In the present case, the government argues that the relevance of the records sought from Norwest and Garrett is self-evident and not contested by the petitioners. The summonses at issue seek financial transaction records on the petitioners for the years under investigation. This court agrees with the government that it is obvious that these records are likely to shed light on the petitioners’ income and on their income tax liabilities for the years under investigation.

Next, the government points out that its evidence shows that the summoned information is not already in the possession of the IRS and all other requirements for enforcement of the summonses have been met. Renninger Declaration at ¶ 7; Orme Declaration at ¶ 8. As the last two elements of the prima facie case have been met, the burden now shifts to the petitioners to establish either an abuse of process or a valid defense to enforcement of the summonses.

The government correctly argues that the petitioners have completely failed to raise a valid defense to the enforcement of the summonses. The petitioners simply assert that they are not “liable for any federal tax” and are not “required to perform any act” with respect to any federal tax. Arguments such as the ones the petitioners have raised have been specifically rejected by this court. See Sloan v.
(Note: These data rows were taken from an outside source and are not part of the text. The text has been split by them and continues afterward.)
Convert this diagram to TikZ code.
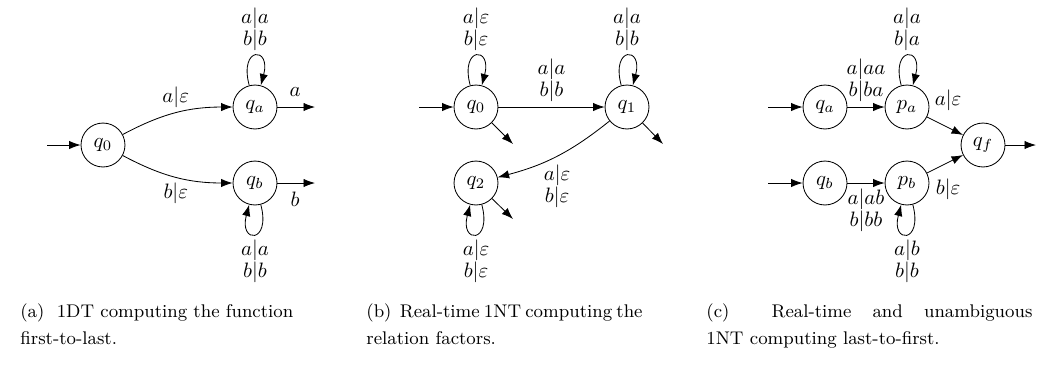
\documentclass[tikz,border=0pt]{standalone}
\usetikzlibrary{arrows.meta}
\begin{document}
\begin{tikzpicture}[x=0.48pt,y=0.48pt,
  >={Latex[length=5.5pt,width=4pt]},
  state/.style={draw,circle,minimum size=21.1pt,inner sep=0pt,font=\fontsize{10}{12}\selectfont},
  lab/.style={align=center,font=\fontsize{10}{10.5}\selectfont,inner sep=2.5pt},
  every loop/.style={->,looseness=1,min distance=19.5pt},
  captxt/.style={align=left,inner sep=0pt,font=\fontsize{8.8}{12.5}\selectfont}]
\useasboundingbox (0,0) rectangle (1055,-364);
% ---------- (a)
\node[state] (a0) at (103,-145) {$q_0$};
\node[state] (aa) at (255,-107) {$q_a$};
\node[state] (ab) at (255,-183) {$q_b$};
\coordinate (ain) at (47,-145);
\coordinate (aoa) at (315,-107);
\coordinate (aob) at (315,-183);
\draw[->] (ain) -- (a0);
\draw[->] (a0) to[bend left=14] node[lab,above]{$a|\varepsilon$} (aa);
\draw[->] (a0) to[bend right=14] node[lab,below]{$b|\varepsilon$} (ab);
\draw[->] (aa) -- node[lab,above,pos=0.47]{$\vphantom{|}a$} (aoa);
\draw[->] (ab) -- node[lab,below,pos=0.47,yshift=-1pt]{$\vphantom{|}b$} (aob);
\draw (aa) edge[loop above] node[lab,above]{$a|a$\\$b|b$} ();
\draw (ab) edge[loop below] node[lab,below]{$a|a$\\$b|b$} ();
% ---------- (b)
\node[state] (b0) at (476,-107) {$q_0$};
\node[state] (b1) at (627,-107) {$q_1$};
\node[state] (b2) at (476,-183) {$q_2$};
\coordinate (bin) at (419,-107);
\coordinate (bo0) at (513,-144);
\coordinate (bo1) at (663,-144);
\coordinate (bo2) at (513,-219);
\draw[->] (bin) -- (b0);
\draw[->] (b0) -- node[lab,above]{$a|a$\\$b|b$} (b1);
\draw[->] (b1) to[bend left=12] node[lab,below=1.5pt]{$a|\varepsilon$\\$b|\varepsilon$} (b2);
\draw[->] (b0) -- (bo0);
\draw[->] (b1) -- (bo1);
\draw[->] (b2) -- (bo2);
\draw (b0) edge[loop above] node[lab,above]{$a|\varepsilon$\\$b|\varepsilon$} ();
\draw (b1) edge[loop above] node[lab,above]{$a|a$\\$b|b$} ();
\draw (b2) edge[loop below] node[lab,below]{$a|\varepsilon$\\$b|\varepsilon$} ();
% ---------- (c)
\node[state] (cqa) at (825,-107) {$q_a$};
\node[state] (cpa) at (907,-107) {$p_a$};
\node[state] (cqb) at (825,-183) {$q_b$};
\node[state] (cpb) at (907,-183) {$p_b$};
\node[state] (cqf) at (983,-145) {$q_f$};
\coordinate (cina) at (768,-107);
\coordinate (cinb) at (768,-183);
\coordinate (cout) at (1036,-145);
\draw[->] (cina) -- (cqa);
\draw[->] (cinb) -- (cqb);
\draw[->] (cqa) -- node[lab,above]{$a|aa$\\$b|ba$} (cpa);
\draw[->] (cqb) -- node[lab,below]{$a|ab$\\$b|bb$} (cpb);
\draw[->] (cpa) -- node[lab,anchor=south,yshift=4.5pt,xshift=1.5pt]{$a|\varepsilon$} (cqf);
\draw[->] (cpb) -- node[lab,anchor=north,yshift=-4.5pt,xshift=1.5pt]{$b|\varepsilon$} (cqf);
\draw[->] (cqf) -- (cout);
\draw (cpa) edge[loop above] node[lab,above]{$a|a$\\$b|a$} ();
\draw (cpb) edge[loop below] node[lab,below]{$a|b$\\$b|b$} ();
% ---------- captions
\node[captxt,anchor=base west] (capa) at (20,-344) {\makebox[131pt][s]{(a)\ \ 1DT computing the function}\\first-to-last.};
\node[captxt,anchor=base west] (capb) at (366,-344) {\makebox[131.5pt][s]{(b)\ \ Real-time 1NT computing the}\\relation factors.};
\node[captxt,anchor=base west] (capc) at (706,-344) {\makebox[156.5pt][s]{(c)\ \ Real-time and unambiguous}\\1NT computing last-to-first.};
\end{tikzpicture}
\end{document}
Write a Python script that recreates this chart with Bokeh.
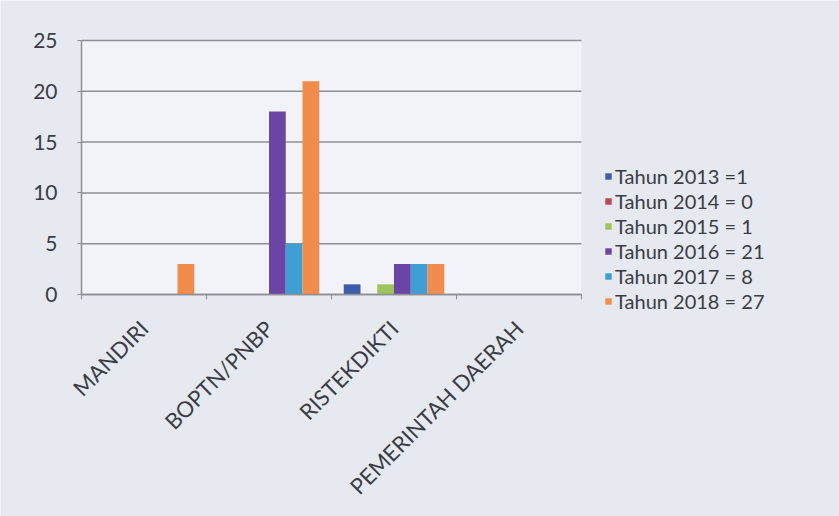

United States, 621 F.Supp. 1072, 1073 (N.D.Ind.1985; aff'd in part, appeal dismissed in part, 812 F.2d 1410 (7th Cir.1987)).

The petitioners filed a response to the government’s motion on June 19, 1995. However, this response does not address the substantive merits of the government’s motion. Rather, the petitioners seek to have their petition to quash granted on procedural grounds. The petitioners note that the government has admitted that its Motion for Summary Denial was 116 days late. The petitioners argue that the government has failed to respond to their petition to quash in a timely fashion and, thus, their petition to quash should be granted pursuant to Rule 8(d) of the Federal Rules of Civil Procedure.

The government argues that the relief the petitioners seek pursuant to Rule 8(d) is essentially a default judgment against the United States, governed by the rules regarding default judgments, Rule 55(e). Rule 55(e) states:

Judgment Against the United States. No judgment by default shall be entered against the United States or an officer or agency thereof unless the claimant establishes a claim or right to relief by evidence satisfactory to the court.

. Rule 55(e) requires that, with respect to actions against the United States, the plaintiff must address and the court must review the merits of a plaintiffs claims before the plaintiff may prevail by default judgment. United States v. Geisler, 174 F.2d 992, 999 (7th Cir.1949). See also Dimmitt & Owens Financial, Inc. v. United States, 787 F.2d 1186, 1193 (7th Cir.1986). The government points out that the petitioners have completely failed to address the merits of the issues raised. Again, this court agrees with the government. The petitioners have simply not stated any legitimate basis on which to grant their petition.

Conclusion

For all of the foregoing reasons, the government’s Motion for Leave to File and Motion for Summary Denial of Petitioner’s Petition to Quash and for Enforcement of Internal Revenue Service Summonses are hereby GRANTED.